**SUPPLIED ENTRIES:**

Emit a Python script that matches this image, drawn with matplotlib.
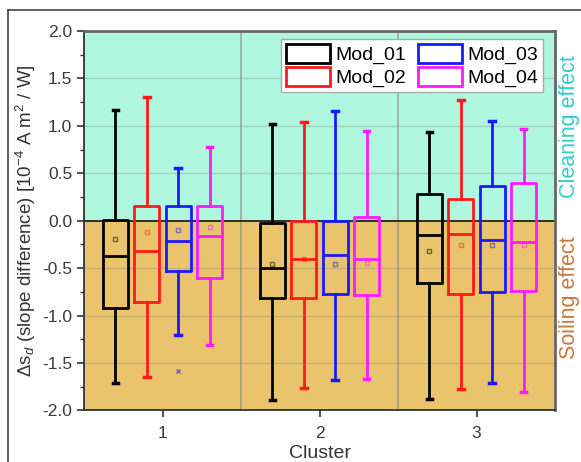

--

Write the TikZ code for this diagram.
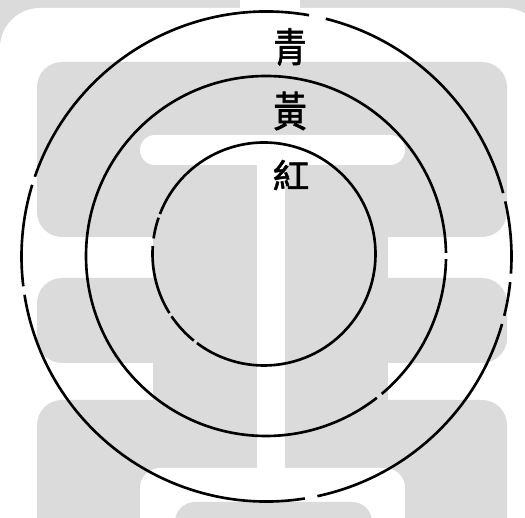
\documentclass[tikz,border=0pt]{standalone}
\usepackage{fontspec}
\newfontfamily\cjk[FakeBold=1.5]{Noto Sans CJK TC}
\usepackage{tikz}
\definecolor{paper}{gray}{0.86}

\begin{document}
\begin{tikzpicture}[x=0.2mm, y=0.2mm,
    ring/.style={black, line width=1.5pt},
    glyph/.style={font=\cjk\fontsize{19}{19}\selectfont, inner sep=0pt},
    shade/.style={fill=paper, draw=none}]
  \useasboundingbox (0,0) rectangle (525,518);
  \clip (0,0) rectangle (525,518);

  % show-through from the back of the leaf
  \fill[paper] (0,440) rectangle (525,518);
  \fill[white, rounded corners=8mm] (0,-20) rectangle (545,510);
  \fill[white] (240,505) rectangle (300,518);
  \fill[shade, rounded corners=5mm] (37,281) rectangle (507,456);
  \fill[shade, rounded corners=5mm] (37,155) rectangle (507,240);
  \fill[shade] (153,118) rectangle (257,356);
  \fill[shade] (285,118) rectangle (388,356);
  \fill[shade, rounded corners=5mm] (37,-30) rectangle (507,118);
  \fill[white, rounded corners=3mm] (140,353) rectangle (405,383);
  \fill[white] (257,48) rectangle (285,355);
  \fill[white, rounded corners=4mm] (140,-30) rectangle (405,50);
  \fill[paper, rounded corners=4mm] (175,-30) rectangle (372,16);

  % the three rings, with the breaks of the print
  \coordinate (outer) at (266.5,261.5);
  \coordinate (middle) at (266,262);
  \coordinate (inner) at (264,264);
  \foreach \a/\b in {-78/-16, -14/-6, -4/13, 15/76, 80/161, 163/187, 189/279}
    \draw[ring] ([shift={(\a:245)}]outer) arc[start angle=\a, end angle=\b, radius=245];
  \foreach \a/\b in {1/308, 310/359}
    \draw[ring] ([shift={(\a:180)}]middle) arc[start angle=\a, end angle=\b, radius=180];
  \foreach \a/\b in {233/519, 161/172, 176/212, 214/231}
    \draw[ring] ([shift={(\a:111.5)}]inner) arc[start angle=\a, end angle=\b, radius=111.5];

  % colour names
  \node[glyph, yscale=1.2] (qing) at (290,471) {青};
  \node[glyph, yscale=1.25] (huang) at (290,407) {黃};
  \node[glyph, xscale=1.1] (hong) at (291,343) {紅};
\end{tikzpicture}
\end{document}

**WRITTEN PROBLEM:** Reproduce exactly the run of lines beginning with the one that contains "Write the TikZ code for this diagram." and ending with the one that contains "(175,-30) rectangle (372,16);". Do not include pictures.

**WRITTEN REPLY:**
Write the TikZ code for this diagram.
\documentclass[tikz,border=0pt]{standalone}
\usepackage{fontspec}
\newfontfamily\cjk[FakeBold=1.5]{Noto Sans CJK TC}
\usepackage{tikz}
\definecolor{paper}{gray}{0.86}

\begin{document}
\begin{tikzpicture}[x=0.2mm, y=0.2mm,
    ring/.style={black, line width=1.5pt},
    glyph/.style={font=\cjk\fontsize{19}{19}\selectfont, inner sep=0pt},
    shade/.style={fill=paper, draw=none}]
  \useasboundingbox (0,0) rectangle (525,518);
  \clip (0,0) rectangle (525,518);

  % show-through from the back of the leaf
  \fill[paper] (0,440) rectangle (525,518);
  \fill[white, rounded corners=8mm] (0,-20) rectangle (545,510);
  \fill[white] (240,505) rectangle (300,518);
  \fill[shade, rounded corners=5mm] (37,281) rectangle (507,456);
  \fill[shade, rounded corners=5mm] (37,155) rectangle (507,240);
  \fill[shade] (153,118) rectangle (257,356);
  \fill[shade] (285,118) rectangle (388,356);
  \fill[shade, rounded corners=5mm] (37,-30) rectangle (507,118);
  \fill[white, rounded corners=3mm] (140,353) rectangle (405,383);
  \fill[white] (257,48) rectangle (285,355);
  \fill[white, rounded corners=4mm] (140,-30) rectangle (405,50);
  \fill[paper, rounded corners=4mm] (175,-30) rectangle (372,16);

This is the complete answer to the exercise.